But stop and reread Pence’s healthcare promise to the American people.
It sounds much more like something that you would expect to come out of the mouth of a Democrat than a top member of the Trump administration.
To be sure: Pence is extending his generous offer as part of a response to a pandemic (and don’t doubt that this national emergency comes in the same year that he and Donald Trump will face an already dicey re-election campaign has something to do with it).
Let’s set those ulterior motives aside and take Pence’s guarantee for the generous offer it represents.
Yes, certainly, we are in the midst of the worst pandemic in decades.
But what, intrinsically, makes being stricken with COVID-19 somehow more morally worthy of a government guarantee of treatment than say, a 60-year-old hotel housekeeper who suddenly finds herself with advanced breast cancer, but her job doesn’t afford her any coverage?
Or, for that matter, young parents whose new little one is diagnosed with spina bifida but neither one can afford coverage with their jobs?
The real answer is none of the above is somehow more ethically or morally worthy of government support than the other.

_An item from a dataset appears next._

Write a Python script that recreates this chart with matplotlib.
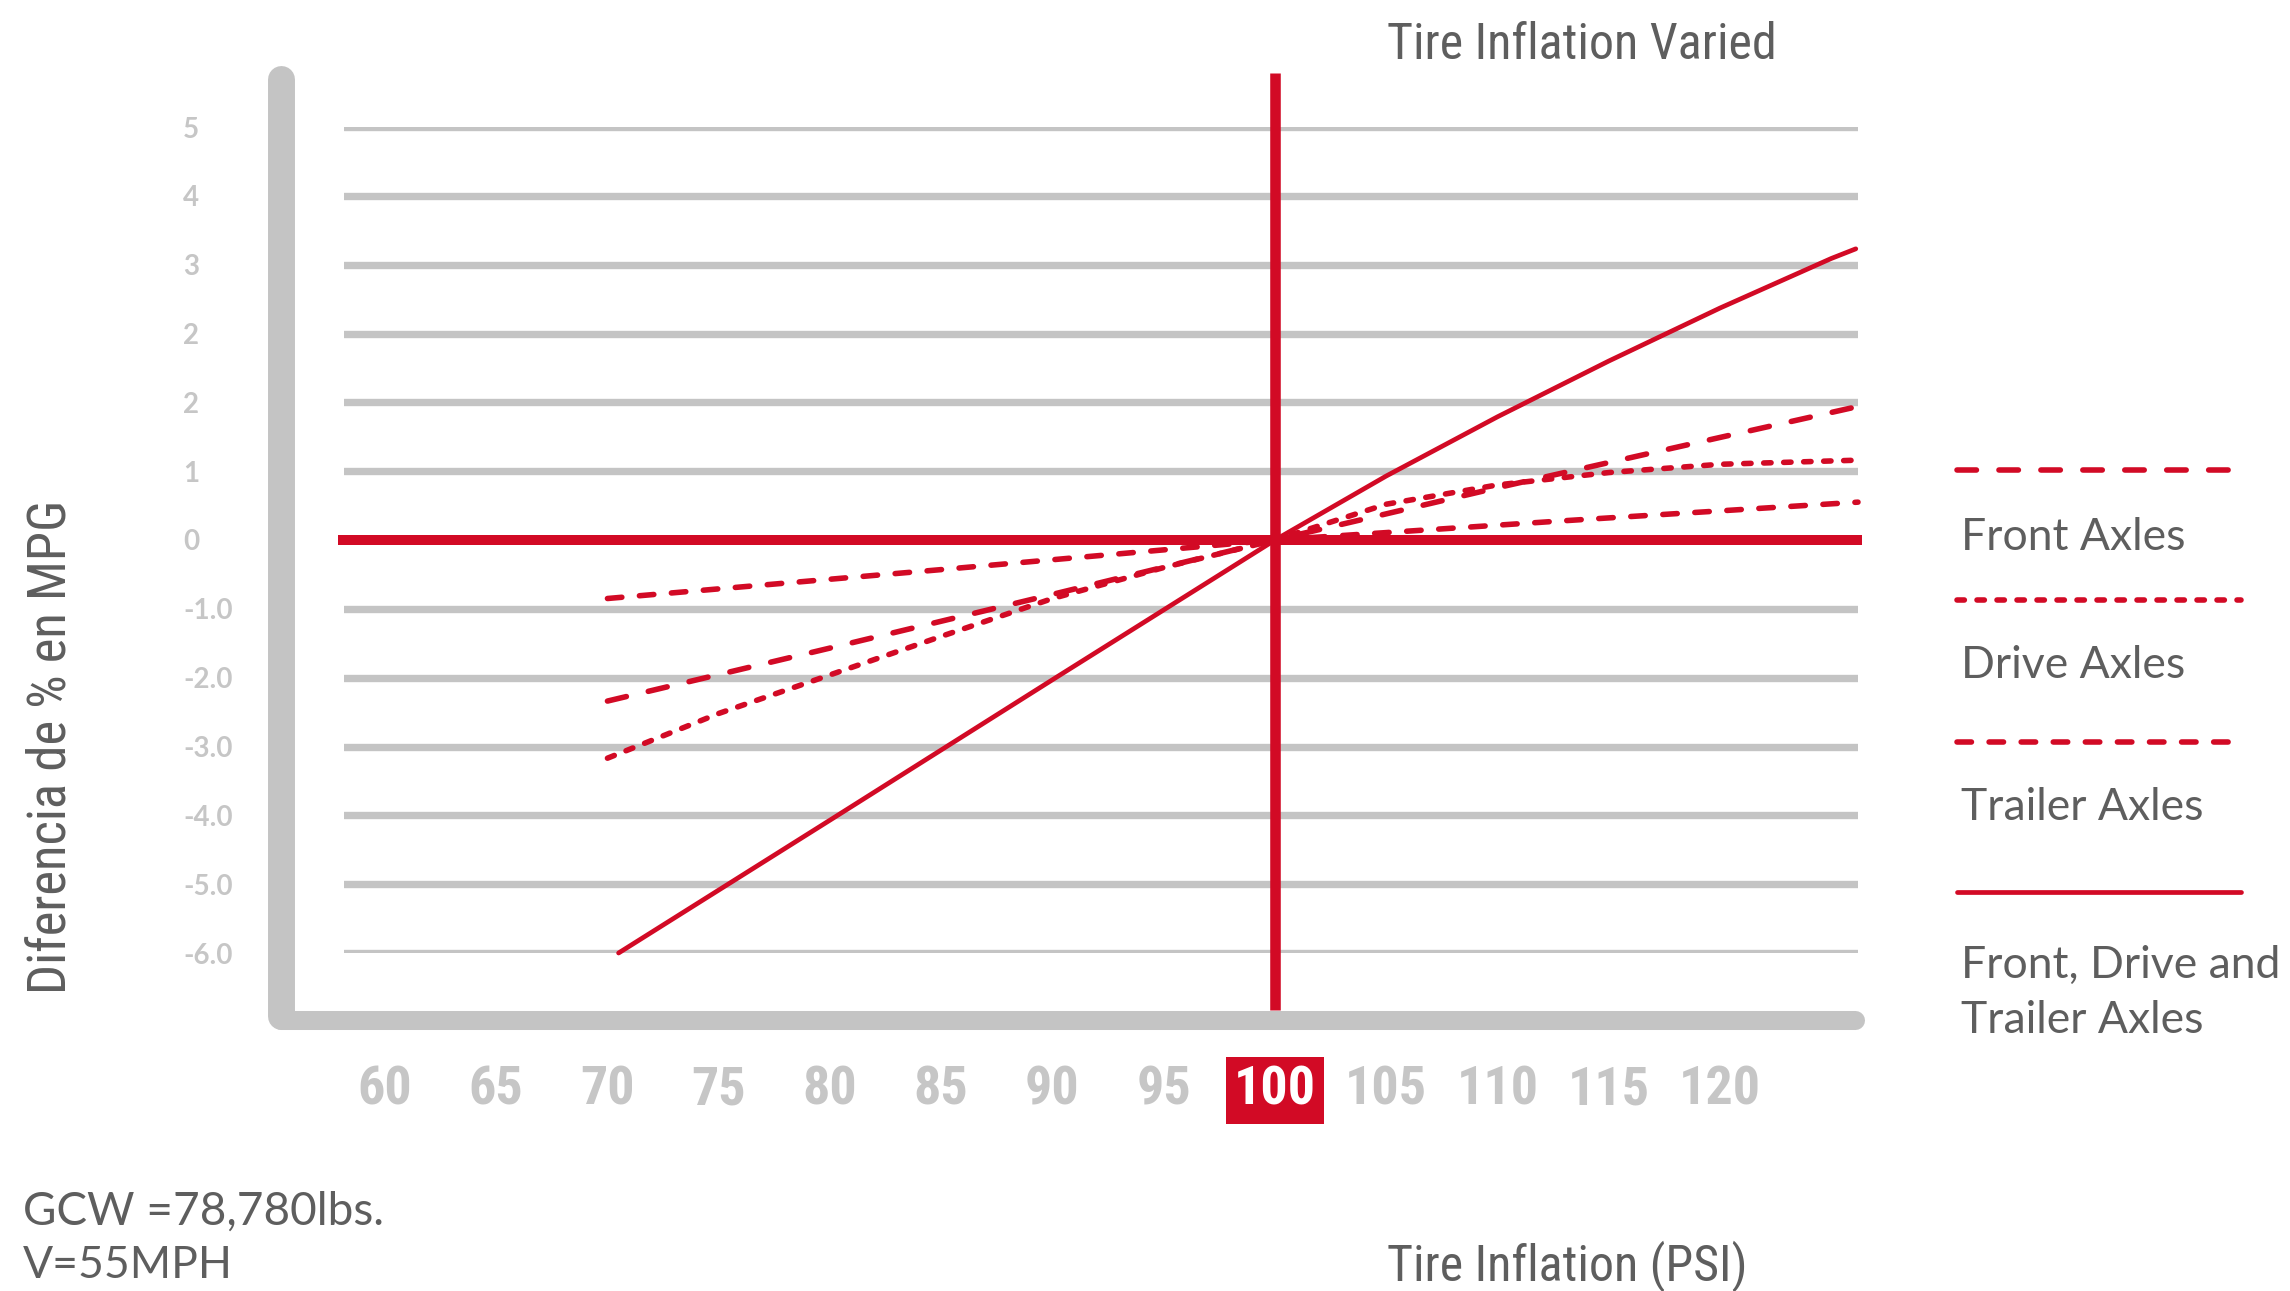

If the federal government can guarantee treatment of COVID-19, it certainly can guarantee treatment of other maladies, as well.
And, certainly, on costs: if the federal government can guarantee treatment now–in the midst of federal budgeting thrown out the window so that the government can throw literally trillions of dollars at the US economy in an attempt to save it–the government could craft a coverage program which pays for treatment for all Americans at a point when federal policymakers can sit down and work out a rational plan.
Perhaps Republicans will have to give up anymore of their tax giveaways for the rich, but Mike Pence has already shown that he can embrace coverage for all.